There is pain in my stomach, and bump in my throat. I feel the tingling of Two-headed boy. My mind is racing, desperately trying to avoid my worst memories and my deepest sensitivities and emotional distresses. I have often come to this place. Where I have lost my confidence, the boldness of my voice evaporated in the silent confines of my one-dimensional thoughts. I can't concentrate on one thing. Writing, music, facebook, random thoughts, bad thoughts, paranoia, unreasonable paranoia, stopping just short at disillusioned paranoia. That little pain still jabs my gut. Tearing at it, as if to force the memories in. Face your fears, don't let the thoughts control you. Think it's all just in your head. Everyone feels like this, I'm not crazy. There is fear in my eyes, tears in my heart. I am sometimes trapped in my past, trapped it what cannot be changed. The song chances, I realize time forces change. It's hard to think I'll be gone it 3 days. What about 3 months? 9 months? 4 years? I don't know, how could I. The pain dies down a little bit, I think I can relax. I get this weird feeling, or maybe I'm just reminded of an old thought. Not sure. But, I finally understand, this is me. Even if everyone can't tolerate me. I am not given such a choice. I am distracted by a facebook message. I forget the grand conclusion I was coming to. Spoiled again by corporate media. Something passes through my chest, I gather nerve to tell myself to sleep. I forget the other trouble.

Sunday, September 7, 2014

Growing Away From Home

I'm tired, this will be short. I took a trip back to the place that birthed me this past weekend. I went to lovely Columbus, Ohio. I haven't lived there in almost 12 years. Yet, it's always felt like home. I was seven years old when I left, but I've always had family there, and I was raised a die hard buckeye fan. But, after going back one more time, a week before I start college in London, through the University of Maryland, it seems my childhood memories of Columbus are moving on. I never considered Potomac, Maryland to be where I was from. But it's where I've spent 2/3s of my life. The arrogant fog that fills the lungs and minds of each individual who lives here. Including me. After visiting Columbus I realize I know very little of the life of an Ohioan. I will always enjoy going there, and I may go back someday, but for now I realize my true childhood is over.
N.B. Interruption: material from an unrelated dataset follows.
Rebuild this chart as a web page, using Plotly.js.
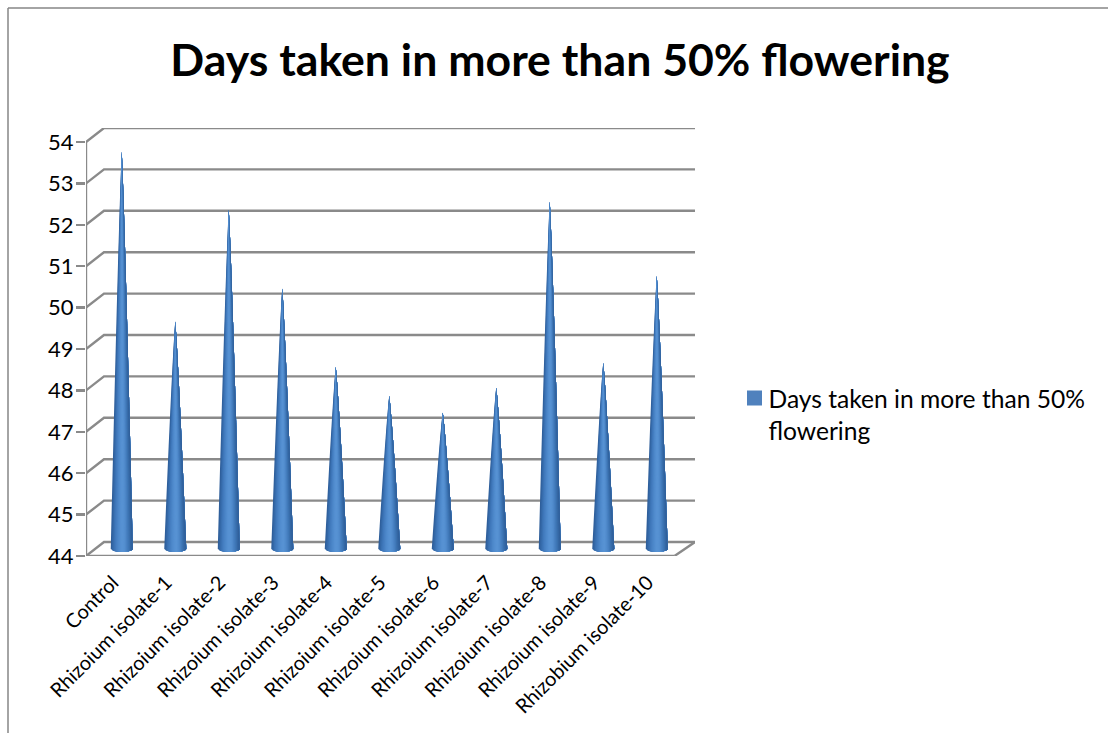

After watching every possible OSU football game, I could, I went back this week to see the Bucks lose a mediocre Virginia Tech team. They got beat, and looked worse then my 1 win high school team back in Potomac. Maybe, not that bad, but it seemed to be the end of an era. It probably won't take Ohio State long to become a good team again, but I may not be able to follow them the way I used to. There is no longer a child in my body, but a young man, who wants to contribute to society. So I guess the point I'm trying to make, is that I used Ohio as an illusion of all that is right. And as long as I could I wanted to be a Buckeye. But, I've grown up, and realized that's not really what I know. I'll always appreciate OSU and Ohio, but it's not my hometown. I have to make a realization of what my life really is. This may be the worst post I've ever written. Goodnight.